[Code that draws figures]
--- --- ---
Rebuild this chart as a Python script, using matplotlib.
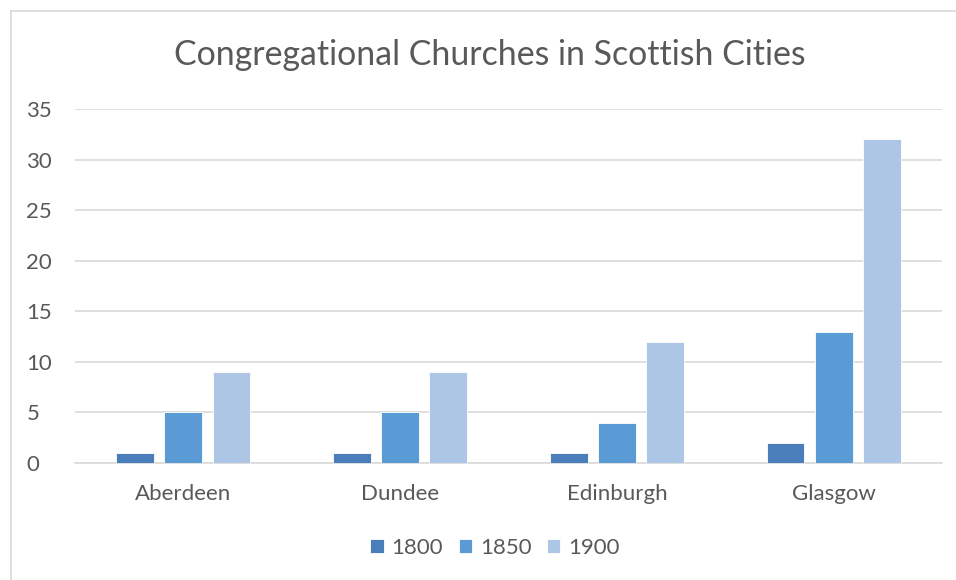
import matplotlib.pyplot as plt
from matplotlib.lines import Line2D
import numpy as np

cities = ["Aberdeen", "Dundee", "Edinburgh", "Glasgow"]
years = ["1800", "1850", "1900"]
c1800 = [1, 1, 1, 2]
c1850 = [5, 5, 4, 13]
c1900 = [9, 9, 12, 32]
colors = ["#4a7ebb", "#5b9bd5", "#adc6e5"]

plt.rcParams["font.family"] = ["Lato", "DejaVu Sans"]
text_color = "#595959"

fig = plt.figure(figsize=(9.56, 5.8), dpi=100)
ax = fig.add_axes([75 / 956, 1 - 463 / 580, 867 / 956, 354 / 580])

x = np.arange(len(cities))
w = 0.175
step = 0.222
for i, (vals, lab) in enumerate(zip([c1800, c1850, c1900], years)):
    ax.bar(x + (i - 1) * step, vals, width=w, color=colors[i], label=lab,
           edgecolor="white", linewidth=0.6, zorder=3)

ax.set_xlim(-0.5, 3.5)
ax.set_ylim(0, 35)
ax.set_yticks(range(0, 36, 5))
ax.set_xticks(x)
ax.set_xticklabels(cities)
ax.grid(axis="y", color="#d9d9d9", linewidth=1.2, zorder=0)
for s in ["top", "right", "left"]:
    ax.spines[s].set_visible(False)
ax.spines["bottom"].set_color("#d9d9d9")
ax.spines["bottom"].set_linewidth(1.2)
ax.tick_params(axis="both", length=0, colors=text_color, labelsize=16)
ax.tick_params(axis="x", pad=15)
ax.tick_params(axis="y", pad=35)
for t in ax.get_yticklabels():
    t.set_horizontalalignment("left")

fig.text(490 / 956, 1 - 55 / 580, "Congregational Churches in Scottish Cities",
         ha="center", va="center", fontsize=24.4, color=text_color)

leg = fig.legend(loc="center", bbox_to_anchor=(495 / 956, 1 - 548 / 580), ncol=3,
                 frameon=False, fontsize=16, handlelength=0.6, handleheight=0.6,
                 columnspacing=0.7, handletextpad=0.35)
for t in leg.get_texts():
    t.set_color(text_color)

# chart border (visible on left and top only)
fig.add_artist(Line2D([11 / 956, 11 / 956], [0, 1 - 11 / 580], color="#d9d9d9",
                      linewidth=1.2, transform=fig.transFigure))
fig.add_artist(Line2D([11 / 956, 1], [1 - 11 / 580, 1 - 11 / 580], color="#d9d9d9",
                      linewidth=1.2, transform=fig.transFigure))

fig.savefig("out.png", dpi=100)
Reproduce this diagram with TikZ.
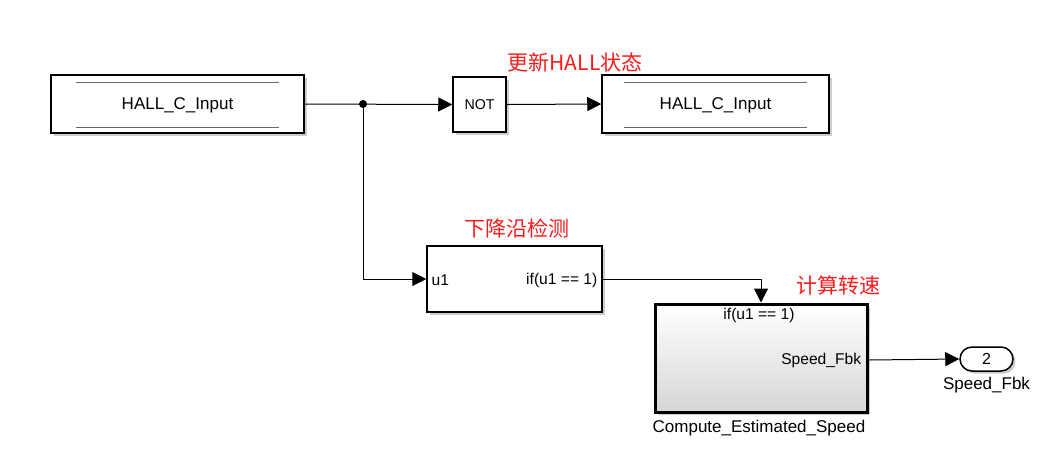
\documentclass[tikz,border=0pt]{standalone}
\usepackage{fontspec}
\setmainfont{Liberation Sans}
\newfontfamily\cjk{Noto Sans CJK SC}
\usetikzlibrary{arrows.meta,calc,shadows}
\definecolor{Ink}{HTML}{000000}
\definecolor{Note}{HTML}{FF1A1A}
\definecolor{Shade}{HTML}{D6D6D6}
\tikzset{blk/.style={draw=Ink,line width=.75pt,fill=white,drop shadow={shadow xshift=1.3pt,shadow yshift=-1.3pt,opacity=.4},inner sep=0pt,text depth=.4pt,font=\fontsize{8.5}{10}\selectfont},port/.style={font=\fontsize{7.8}{9}\selectfont,inner sep=0pt},sig/.style={-{Triangle[length=7pt,width=7pt]},line width=.5pt,draw=Ink},note/.style={font=\cjk\fontsize{10.5}{12}\selectfont,text=Note},blkname/.style={font=\fontsize{8.5}{10}\selectfont}}
\begin{document}
\begin{tikzpicture}[x=0.5pt,y=-0.5pt]
\useasboundingbox (0,0) rectangle (1060,462);
\node[blk,minimum width=126.5pt,minimum height=29pt] (hallin) at (177.5,104) {HALL\_C\_Input};
\draw[line width=.5pt,gray!80!black] ($(hallin.north west)+(26,8)$)--($(hallin.north east)+(-26,8)$) ($(hallin.south west)+(26,-6)$)--($(hallin.south east)+(-26,-6)$);
\node[blk,minimum width=26.5pt,minimum height=27.5pt,font=\fontsize{7.1}{9}\selectfont] (not) at (479.5,104.5) {NOT};
\node[blk,minimum width=113.5pt,minimum height=29pt] (hallout) at (715.5,104) {HALL\_C\_Input};
\draw[line width=.5pt,gray!80!black] ($(hallout.north west)+(23,8)$)--($(hallout.north east)+(-23,8)$) ($(hallout.south west)+(23,-6)$)--($(hallout.south east)+(-23,-6)$);
\node[note] (lblnot) at (575,62) {更新HALL状态};
\node[blk,minimum width=87.5pt,minimum height=33pt] (edge) at (514.5,279) {};
\node[port,anchor=west] (edgein) at ($(edge.west)+(5,1)$) {u1};
\node[port,anchor=east] (edgeout) at ($(edge.east)+(-5,1)$) {if(u1 == 1)};
\node[note] (lbledge) at (517,228) {下降沿检测};
\node[blk,line width=1.5pt,top color=white,bottom color=Shade,minimum width=106pt,minimum height=54pt] (speed) at (761,358) {};
\node[port] (speedtrig) at ($(speed.north)+(-2,13)$) {if(u1 == 1)};
\node[port,anchor=east] (speedout) at ($(speed.east)+(-7,2)$) {Speed\_Fbk};
\node[blkname] (speedname) at (759,428) {Compute\_Estimated\_Speed};
\node[note] (lblspeed) at (838,285) {计算转速};
\node[blk,rounded corners=6pt,minimum width=26.5pt,minimum height=12pt,font=\fontsize{8}{9}\selectfont] (outp) at (986.5,359) {2};
\node[blkname] (outname) at (986.5,385) {Speed\_Fbk};
\coordinate (jn) at (363,104);
\draw[sig] (hallin.east)--(not.west);
\draw[sig] (not.east)--(hallout.west);
\fill[Ink] (jn) circle (2pt);
\draw[sig] (jn)|-(edge.west);
\draw[sig] (edge.east)-|(speed.north);
\draw[sig] (speed.east|-speedout)--(outp.west);
\end{tikzpicture}
\end{document}
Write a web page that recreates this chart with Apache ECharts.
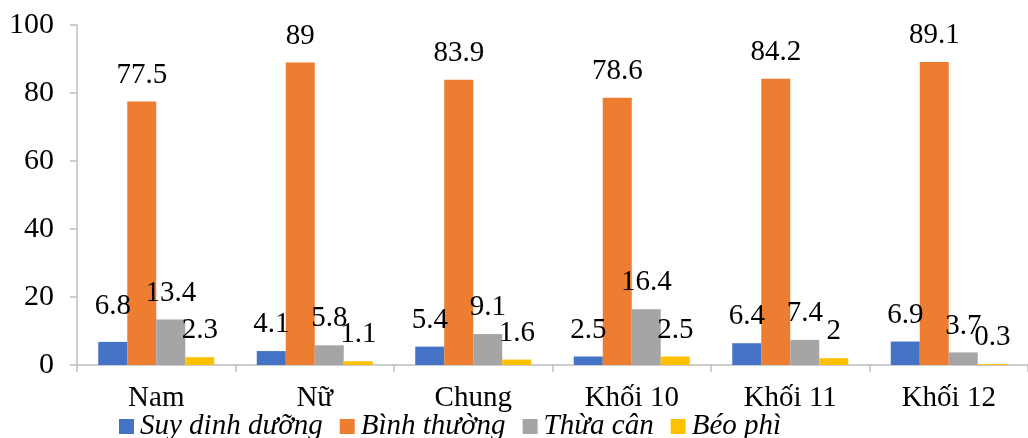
<!DOCTYPE html>
<html><head><meta charset="utf-8">
<script src="https://cdn.jsdelivr.net/npm/echarts@6/dist/echarts.min.js"></script>
<style>html,body{margin:0;padding:0;background:#fff}#c{width:1028px;height:438px}</style>
</head><body><div id="c"></div>
<script>
var categories = ['Nam', 'Nữ', 'Chung', 'Khối 10', 'Khối 11', 'Khối 12'];
var seriesNames = ['Suy dinh dưỡng', 'Bình thường', 'Thừa cân', 'Béo phì'];
var suyDinhDuong = [6.8, 4.1, 5.4, 2.5, 6.4, 6.9];
var binhThuong = [77.5, 89, 83.9, 78.6, 84.2, 89.1];
var thuaCan = [13.4, 5.8, 9.1, 16.4, 7.4, 3.7];
var beoPhi = [2.3, 1.1, 1.6, 2.5, 2, 0.3];
var yTicks = [0, 20, 40, 60, 80, 100];

var colors = ['#4472C4', '#ED7D31', '#A5A5A5', '#FFC000'];
var values = [suyDinhDuong, binhThuong, thuaCan, beoPhi];
var font = '"Liberation Serif", "Times New Roman", serif';

var series = values.map(function (arr, si) {
  return {
    name: seriesNames[si],
    type: 'bar',
    barWidth: 29,
    barGap: '0%',
    itemStyle: { color: colors[si] },
    label: {
      show: true, position: 'top', distance: 12,
      color: '#000', fontFamily: font, fontSize: 29
    },
    data: arr.map(function (v, i) {
      if (si === 0 && i === 0) return { value: v, label: { distance: 21 } };
      return v;
    })
  };
});

var chart = echarts.init(document.getElementById('c'), null, { renderer: 'canvas' });
chart.setOption({
  animation: false,
  textStyle: { fontFamily: font },
  grid: { left: 77, right: -7, top: 25, bottom: 73, containLabel: false },
  legend: {
    left: 114, top: 407,
    itemWidth: 15, itemHeight: 15, itemGap: 17,
    icon: 'rect',
    textStyle: { fontFamily: font, fontSize: 29, fontStyle: 'italic', color: '#000', padding: [0, 0, 0, 1] },
    data: seriesNames
  },
  xAxis: {
    type: 'category',
    data: categories,
    axisLine: { lineStyle: { color: '#BFBFBF', width: 1.5 } },
    axisTick: { show: true, length: 7, lineStyle: { color: '#BFBFBF', width: 1.5 } },
    axisLabel: { color: '#000', fontFamily: font, fontSize: 29, margin: 19 }
  },
  yAxis: {
    type: 'value',
    min: yTicks[0], max: yTicks[yTicks.length - 1], interval: yTicks[1] - yTicks[0],
    splitLine: { show: false },
    axisLine: { show: true, lineStyle: { color: '#BFBFBF', width: 1.5 } },
    axisTick: { show: true, length: 7, lineStyle: { color: '#BFBFBF', width: 1.5 } },
    axisLabel: { color: '#000', fontFamily: font, fontSize: 30, margin: 23 }
  },
  series: series
});
</script></body></html>
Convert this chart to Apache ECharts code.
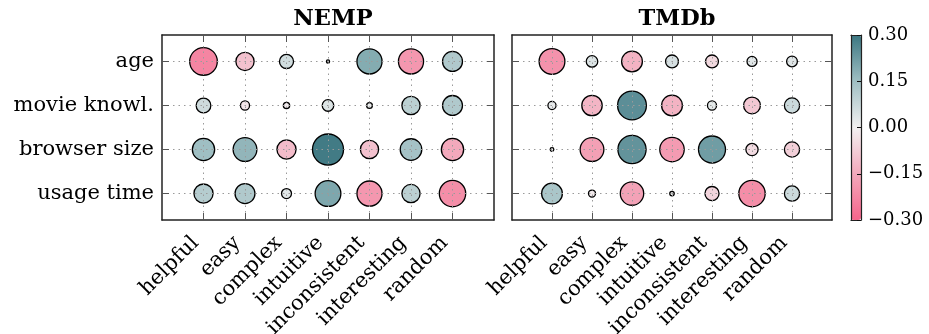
<!DOCTYPE html>
<html><head><meta charset="utf-8">
<script src="https://cdn.jsdelivr.net/npm/echarts@6/dist/echarts.min.js"></script>
<style>html,body{margin:0;padding:0;background:#fff}#c{width:929px;height:334px}</style>
</head><body><div id="c"></div>
<script>
// ---- data ----
const xCategories = ['helpful', 'easy', 'complex', 'intuitive', 'inconsistent', 'interesting', 'random'];
const yCategories = ['age', 'movie knowl.', 'browser size', 'usage time'];
const panelTitles = ['NEMP', 'TMDb'];
// correlation values, one row per yCategory, one column per xCategory
const nempValues = [
  [-0.23, -0.10, 0.06, 0.003, 0.19, -0.19, 0.12],
  [0.065, -0.025, -0.012, 0.04, 0.01, 0.10, 0.12],
  [0.15, 0.17, -0.11, 0.29, -0.10, 0.14, -0.15],
  [0.11, 0.12, 0.03, 0.20, -0.19, 0.10, -0.21]
];
const tmdbValues = [
  [-0.20, 0.04, -0.13, 0.05, -0.05, 0.03, 0.035],
  [0.02, -0.125, 0.25, -0.13, 0.025, -0.085, 0.07],
  [0.004, -0.17, 0.24, -0.18, 0.22, -0.045, -0.07],
  [0.13, -0.015, -0.165, 0.006, -0.06, -0.21, 0.07]
];
const colorMin = -0.30, colorMax = 0.30, colorStep = 0.15;

// ---- chart ----
const FONT = 'DejaVu Serif';
const xIdx = xCategories.map((_, i) => i);
const yIdx = yCategories.map((_, i) => i);
function toPoints(m) { const p = []; m.forEach((row, r) => row.forEach((v, c) => p.push([c, r, v]))); return p; }

const grids = [
  { left: 162, top: 35, width: 332, height: 185, outerBoundsMode: 'none', containLabel: false },
  { left: 512, top: 35, width: 320, height: 185, outerBoundsMode: 'none', containLabel: false },
  { left: 851, top: 35, width: 10, height: 185, outerBoundsMode: 'none', containLabel: false }
];
const borderLine = { show: true, onZero: false, lineStyle: { color: '#222', width: 1.5 } };
const gridLine = { show: true, lineStyle: { color: '#9a9a9a', width: 1, type: [1.5, 4] } };
const xAxes = [], yAxes = [];
[0, 1].forEach(g => {
  ['bottom', 'top'].forEach(pos => {
    xAxes.push({
      gridIndex: g, type: 'value', min: -1, max: 7, position: pos, z: 5,
      axisLine: borderLine,
      axisTick: { show: true, inside: true, length: 7, customValues: xIdx, lineStyle: { color: '#555', width: 1 } },
      axisLabel: pos === 'bottom' ? {
        show: true, customValues: xIdx, formatter: v => xCategories[v] || '', rotate: 45, margin: 12,
        padding: [0, 11, 0, 0],
        fontFamily: FONT, fontSize: 21, color: '#000'
      } : { show: false },
      splitLine: pos === 'bottom' ? gridLine : { show: false }
    });
  });
  ['left', 'right'].forEach(pos => {
    yAxes.push({
      gridIndex: g, type: 'value', min: -0.6, max: 3.6, inverse: true, position: pos, z: 5,
      axisLine: borderLine,
      axisTick: { show: true, inside: true, length: 7, customValues: yIdx, lineStyle: { color: '#555', width: 1 } },
      axisLabel: (pos === 'left' && g === 0) ? {
        show: true, customValues: yIdx, formatter: v => yCategories[v] || '', margin: 8,
        fontFamily: FONT, fontSize: 21, color: '#000'
      } : { show: false },
      splitLine: pos === 'left' ? gridLine : { show: false }
    });
  });
});
// colorbar frame + ticks
const cbLine = { show: true, onZero: false, lineStyle: { color: '#222', width: 1.2 } };
xAxes.push({ gridIndex: 2, type: 'value', min: 0, max: 1, position: 'bottom', z: 10, axisLine: cbLine, axisTick: { show: false }, axisLabel: { show: false }, splitLine: { show: false } });
xAxes.push({ gridIndex: 2, type: 'value', min: 0, max: 1, position: 'top', z: 10, axisLine: cbLine, axisTick: { show: false }, axisLabel: { show: false }, splitLine: { show: false } });
yAxes.push({
  gridIndex: 2, type: 'value', min: colorMin, max: colorMax, interval: colorStep, position: 'right', z: 10,
  axisLine: cbLine,
  axisTick: { show: true, inside: true, length: 4, lineStyle: { color: '#111', width: 1 } },
  axisLabel: {
    show: true, margin: 7, fontFamily: FONT, fontSize: 18, color: '#000',
    formatter: v => (Math.abs(v) < 1e-9 ? '0.00' : (v < 0 ? '\u2212' : '') + Math.abs(v).toFixed(2))
  },
  splitLine: { show: false }
});
yAxes.push({ gridIndex: 2, type: 'value', min: colorMin, max: colorMax, position: 'left', z: 10, axisLine: cbLine, axisTick: { show: false }, axisLabel: { show: false }, splitLine: { show: false } });

const series = [nempValues, tmdbValues].map((m, i) => ({
  type: 'scatter',
  xAxisIndex: i * 2, yAxisIndex: i * 2,
  data: toPoints(m),
  symbolSize: d => 57.6 * Math.sqrt(Math.abs(d[2])),
  itemStyle: { borderColor: '#000', borderWidth: 1.3, opacity: 1 },
  emphasis: { disabled: true },
  z: 3
}));

const chart = echarts.init(document.getElementById('c'), null, { renderer: 'canvas' });
chart.setOption({
  animation: false,
  backgroundColor: '#fff',
  title: panelTitles.map((t, i) => ({
    text: t, left: i === 0 ? 328 : 672, textAlign: 'center', top: 3,
    textStyle: { fontFamily: FONT, fontWeight: 'bold', fontSize: 22.5, color: '#000' }
  })),
  grid: grids,
  xAxis: xAxes,
  yAxis: yAxes,
  visualMap: {
    type: 'continuous', min: colorMin, max: colorMax, dimension: 2, seriesIndex: [0, 1],
    inRange: { color: ['#f6658b', '#f3a9bc', '#f2f1f1', '#9fbfc3', '#3b7681'] },
    left: 851, top: 35, itemWidth: 10, itemHeight: 185, padding: 0,
    calculable: false, showLabel: false, hoverLink: false, orient: 'vertical', text: null, z: 4
  },
  series: series
});
</script>
</body></html>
--- --- ---
• What is needed:
List every line above that holds the word "matplotlib".

• Solution to this task:
Rebuild this chart as a Python script, using matplotlib.
import matplotlib.pyplot as plt
from matplotlib.lines import Line2D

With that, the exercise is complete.